# start of Stored data

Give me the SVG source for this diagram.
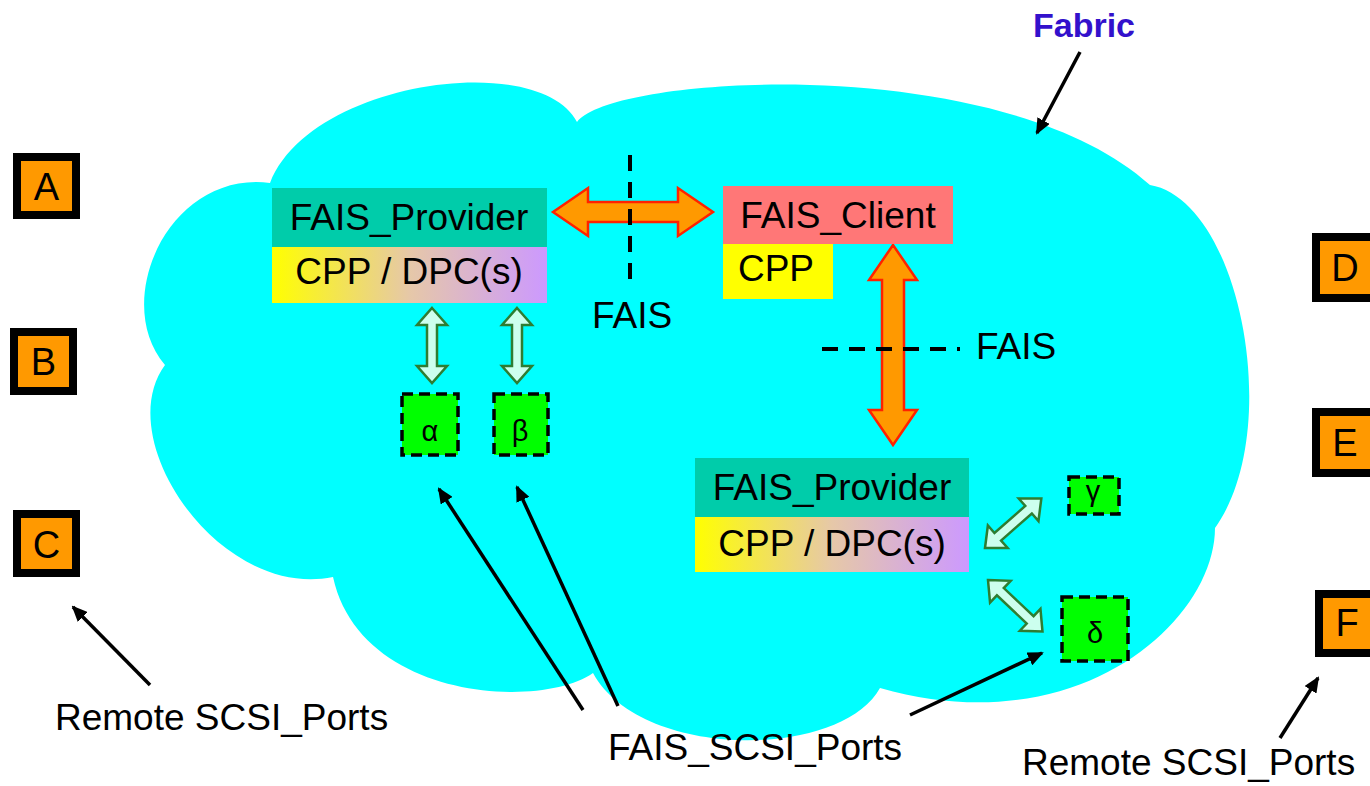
<svg xmlns="http://www.w3.org/2000/svg" width="1370" height="786" viewBox="0 0 1370 786">
<defs>
<style>
text{font-family:"Liberation Sans",Arial,sans-serif;fill:#000}
.lbl{font-size:37px}
.big{font-size:37px;text-anchor:middle}
.letter{font-size:38px;text-anchor:middle}
.greek{font-size:29px;text-anchor:middle}
.port{fill:#FF9900;stroke:#000;stroke-width:8}
.scsi{fill:#00FF00;stroke:#000;stroke-width:3.5;stroke-dasharray:11 6}
.garrow{fill:#CCFFEE;stroke:#2E7D32;stroke-width:2.5;stroke-linejoin:miter}
.oarrow{fill:#FF9900;stroke:#FF2200;stroke-width:2.5}
.dash{stroke:#000;stroke-width:4;stroke-dasharray:16 11;fill:none}
.ptr{stroke:#000;stroke-width:3.5;fill:none;marker-end:url(#ah)}
</style>
<marker id="ah" markerUnits="userSpaceOnUse" markerWidth="16" markerHeight="14" refX="14" refY="7" orient="auto">
<path d="M0,0 L16,7 L0,14 Z" fill="#000"/>
</marker>
<linearGradient id="cppgrad" x1="0" y1="0" x2="1" y2="0">
<stop offset="0" stop-color="#FFFF00"/>
<stop offset="0.5" stop-color="#E6C8A8"/>
<stop offset="1" stop-color="#CC99FF"/>
</linearGradient>
<path id="gdbl" d="M0,0 L17,-15 L17,-5 L58,-5 L58,-15 L75,0 L58,15 L58,5 L17,5 L17,15 Z"/>
</defs>

<g id="fabric-cloud">
<path d="M270,183 C310,80 540,50 577,122 C610,75 1000,50 1150,185 C1240,200 1285,430 1215,528 C1215,620 1080,745 880,688 C840,760 640,760 593,673 C540,710 360,700 333,577 C220,600 110,440 165,365 C110,300 170,170 270,183 Z" fill="#00FFFF"/>
</g>

<g id="connectors">
<path class="oarrow" d="M553,212 L588,188 L588,202 L678,202 L678,188 L713,212 L678,236 L678,222 L588,222 L588,236 Z"/>
<path class="oarrow" d="M893,245 L917,280 L904,280 L904,410 L917,410 L893,445 L869,410 L882,410 L882,280 L869,280 Z"/>
<use href="#gdbl" class="garrow" transform="translate(432,308) rotate(90)"/>
<use href="#gdbl" class="garrow" transform="translate(517,308) rotate(90)"/>
<use href="#gdbl" class="garrow" transform="translate(985,548) rotate(-41.3)"/>
<use href="#gdbl" class="garrow" transform="translate(988,580) rotate(43.4)"/>
<line class="dash" x1="630" y1="155" x2="630" y2="290"/>
<line class="dash" x1="822" y1="349" x2="960" y2="349"/>
<line class="ptr" x1="1080" y1="52" x2="1037" y2="133"/>
<line class="ptr" x1="150" y1="685" x2="73" y2="607"/>
<line class="ptr" x1="1280" y1="738" x2="1318" y2="678"/>
<line class="ptr" x1="583" y1="710" x2="439" y2="489"/>
<line class="ptr" x1="618" y1="706" x2="517" y2="487"/>
<line class="ptr" x1="910" y1="715" x2="1042" y2="653"/>
</g>

<g id="provider-top">
<rect x="272" y="188" width="275" height="59" fill="#00CCAA"/>
<rect x="272" y="247" width="275" height="56" fill="url(#cppgrad)"/>
<text class="big" x="409" y="230">FAIS_Provider</text>
<text class="big" x="409" y="284">CPP / DPC(s)</text>
</g>

<g id="client">
<rect x="723" y="186" width="230" height="58" fill="#FF7777"/>
<rect x="723" y="244" width="110" height="55" fill="#FFFF00"/>
<text class="big" x="838" y="228">FAIS_Client</text>
<text class="big" x="776" y="281">CPP</text>
</g>

<g id="provider-bottom">
<rect x="695" y="458" width="274" height="59" fill="#00CCAA"/>
<rect x="695" y="517" width="274" height="55" fill="url(#cppgrad)"/>
<text class="big" x="832" y="500">FAIS_Provider</text>
<text class="big" x="832" y="556">CPP / DPC(s)</text>
</g>

<g id="fais-label-1"><text class="lbl" x="592" y="328">FAIS</text></g>
<g id="fais-label-2"><text class="lbl" x="976" y="359">FAIS</text></g>

<g id="alpha"><rect class="scsi" x="402" y="394" width="56" height="61"/><text class="greek" x="430" y="441">α</text></g>
<g id="beta"><rect class="scsi" x="494" y="394" width="54" height="61"/><text class="greek" x="520" y="441">β</text></g>
<g id="gamma"><rect class="scsi" x="1069" y="477" width="50" height="37"/><text class="greek" x="1093" y="501">γ</text></g>
<g id="delta"><rect class="scsi" x="1062" y="597" width="66" height="64"/><text class="greek" x="1095" y="643">δ</text></g>

<g id="port-A"><rect class="port" x="17" y="157" width="59" height="58"/><text class="letter" x="46.5" y="200">A</text></g>
<g id="port-B"><rect class="port" x="14" y="332" width="59" height="59"/><text class="letter" x="43.5" y="375">B</text></g>
<g id="port-C"><rect class="port" x="17" y="514" width="59" height="59"/><text class="letter" x="46.5" y="558">C</text></g>
<g id="port-D"><rect class="port" x="1316" y="237" width="60" height="61"/><text class="letter" x="1345" y="281">D</text></g>
<g id="port-E"><rect class="port" x="1316" y="412" width="60" height="61"/><text class="letter" x="1345" y="456">E</text></g>
<g id="port-F"><rect class="port" x="1319" y="594" width="60" height="59"/><text class="letter" x="1347" y="636">F</text></g>

<g id="label-fabric"><text x="1033" y="37" style="font-size:34px;font-weight:bold;fill:#3311CC">Fabric</text></g>
<g id="label-remote-left"><text class="lbl" x="55" y="730">Remote SCSI_Ports</text></g>
<g id="label-remote-right"><text class="lbl" x="1022" y="775">Remote SCSI_Ports</text></g>
<g id="label-fais-scsi"><text class="lbl" x="608" y="760">FAIS_SCSI_Ports</text></g>
</svg>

# end of Stored data

Task requirements
Omitting all images, print the listing exactly.

Task answer
Give me the SVG source for this diagram.
<svg xmlns="http://www.w3.org/2000/svg" width="1370" height="786" viewBox="0 0 1370 786">
<defs>
<style>
text{font-family:"Liberation Sans",Arial,sans-serif;fill:#000}
.lbl{font-size:37px}
.big{font-size:37px;text-anchor:middle}
.letter{font-size:38px;text-anchor:middle}
.greek{font-size:29px;text-anchor:middle}
.port{fill:#FF9900;stroke:#000;stroke-width:8}
.scsi{fill:#00FF00;stroke:#000;stroke-width:3.5;stroke-dasharray:11 6}
.garrow{fill:#CCFFEE;stroke:#2E7D32;stroke-width:2.5;stroke-linejoin:miter}
.oarrow{fill:#FF9900;stroke:#FF2200;stroke-width:2.5}
.dash{stroke:#000;stroke-width:4;stroke-dasharray:16 11;fill:none}
.ptr{stroke:#000;stroke-width:3.5;fill:none;marker-end:url(#ah)}
</style>
<marker id="ah" markerUnits="userSpaceOnUse" markerWidth="16" markerHeight="14" refX="14" refY="7" orient="auto">
<path d="M0,0 L16,7 L0,14 Z" fill="#000"/>
</marker>
<linearGradient id="cppgrad" x1="0" y1="0" x2="1" y2="0">
<stop offset="0" stop-color="#FFFF00"/>
<stop offset="0.5" stop-color="#E6C8A8"/>
<stop offset="1" stop-color="#CC99FF"/>
</linearGradient>
<path id="gdbl" d="M0,0 L17,-15 L17,-5 L58,-5 L58,-15 L75,0 L58,15 L58,5 L17,5 L17,15 Z"/>
</defs>

<g id="fabric-cloud">
<path d="M270,183 C310,80 540,50 577,122 C610,75 1000,50 1150,185 C1240,200 1285,430 1215,528 C1215,620 1080,745 880,688 C840,760 640,760 593,673 C540,710 360,700 333,577 C220,600 110,440 165,365 C110,300 170,170 270,183 Z" fill="#00FFFF"/>
</g>

<g id="connectors">
<path class="oarrow" d="M553,212 L588,188 L588,202 L678,202 L678,188 L713,212 L678,236 L678,222 L588,222 L588,236 Z"/>
<path class="oarrow" d="M893,245 L917,280 L904,280 L904,410 L917,410 L893,445 L869,410 L882,410 L882,280 L869,280 Z"/>
<use href="#gdbl" class="garrow" transform="translate(432,308) rotate(90)"/>
<use href="#gdbl" class="garrow" transform="translate(517,308) rotate(90)"/>
<use href="#gdbl" class="garrow" transform="translate(985,548) rotate(-41.3)"/>
<use href="#gdbl" class="garrow" transform="translate(988,580) rotate(43.4)"/>
<line class="dash" x1="630" y1="155" x2="630" y2="290"/>
<line class="dash" x1="822" y1="349" x2="960" y2="349"/>
<line class="ptr" x1="1080" y1="52" x2="1037" y2="133"/>
<line class="ptr" x1="150" y1="685" x2="73" y2="607"/>
<line class="ptr" x1="1280" y1="738" x2="1318" y2="678"/>
<line class="ptr" x1="583" y1="710" x2="439" y2="489"/>
<line class="ptr" x1="618" y1="706" x2="517" y2="487"/>
<line class="ptr" x1="910" y1="715" x2="1042" y2="653"/>
</g>

<g id="provider-top">
<rect x="272" y="188" width="275" height="59" fill="#00CCAA"/>
<rect x="272" y="247" width="275" height="56" fill="url(#cppgrad)"/>
<text class="big" x="409" y="230">FAIS_Provider</text>
<text class="big" x="409" y="284">CPP / DPC(s)</text>
</g>

<g id="client">
<rect x="723" y="186" width="230" height="58" fill="#FF7777"/>
<rect x="723" y="244" width="110" height="55" fill="#FFFF00"/>
<text class="big" x="838" y="228">FAIS_Client</text>
<text class="big" x="776" y="281">CPP</text>
</g>

<g id="provider-bottom">
<rect x="695" y="458" width="274" height="59" fill="#00CCAA"/>
<rect x="695" y="517" width="274" height="55" fill="url(#cppgrad)"/>
<text class="big" x="832" y="500">FAIS_Provider</text>
<text class="big" x="832" y="556">CPP / DPC(s)</text>
</g>

<g id="fais-label-1"><text class="lbl" x="592" y="328">FAIS</text></g>
<g id="fais-label-2"><text class="lbl" x="976" y="359">FAIS</text></g>

<g id="alpha"><rect class="scsi" x="402" y="394" width="56" height="61"/><text class="greek" x="430" y="441">α</text></g>
<g id="beta"><rect class="scsi" x="494" y="394" width="54" height="61"/><text class="greek" x="520" y="441">β</text></g>
<g id="gamma"><rect class="scsi" x="1069" y="477" width="50" height="37"/><text class="greek" x="1093" y="501">γ</text></g>
<g id="delta"><rect class="scsi" x="1062" y="597" width="66" height="64"/><text class="greek" x="1095" y="643">δ</text></g>

<g id="port-A"><rect class="port" x="17" y="157" width="59" height="58"/><text class="letter" x="46.5" y="200">A</text></g>
<g id="port-B"><rect class="port" x="14" y="332" width="59" height="59"/><text class="letter" x="43.5" y="375">B</text></g>
<g id="port-C"><rect class="port" x="17" y="514" width="59" height="59"/><text class="letter" x="46.5" y="558">C</text></g>
<g id="port-D"><rect class="port" x="1316" y="237" width="60" height="61"/><text class="letter" x="1345" y="281">D</text></g>
<g id="port-E"><rect class="port" x="1316" y="412" width="60" height="61"/><text class="letter" x="1345" y="456">E</text></g>
<g id="port-F"><rect class="port" x="1319" y="594" width="60" height="59"/><text class="letter" x="1347" y="636">F</text></g>

<g id="label-fabric"><text x="1033" y="37" style="font-size:34px;font-weight:bold;fill:#3311CC">Fabric</text></g>
<g id="label-remote-left"><text class="lbl" x="55" y="730">Remote SCSI_Ports</text></g>
<g id="label-remote-right"><text class="lbl" x="1022" y="775">Remote SCSI_Ports</text></g>
<g id="label-fais-scsi"><text class="lbl" x="608" y="760">FAIS_SCSI_Ports</text></g>
</svg>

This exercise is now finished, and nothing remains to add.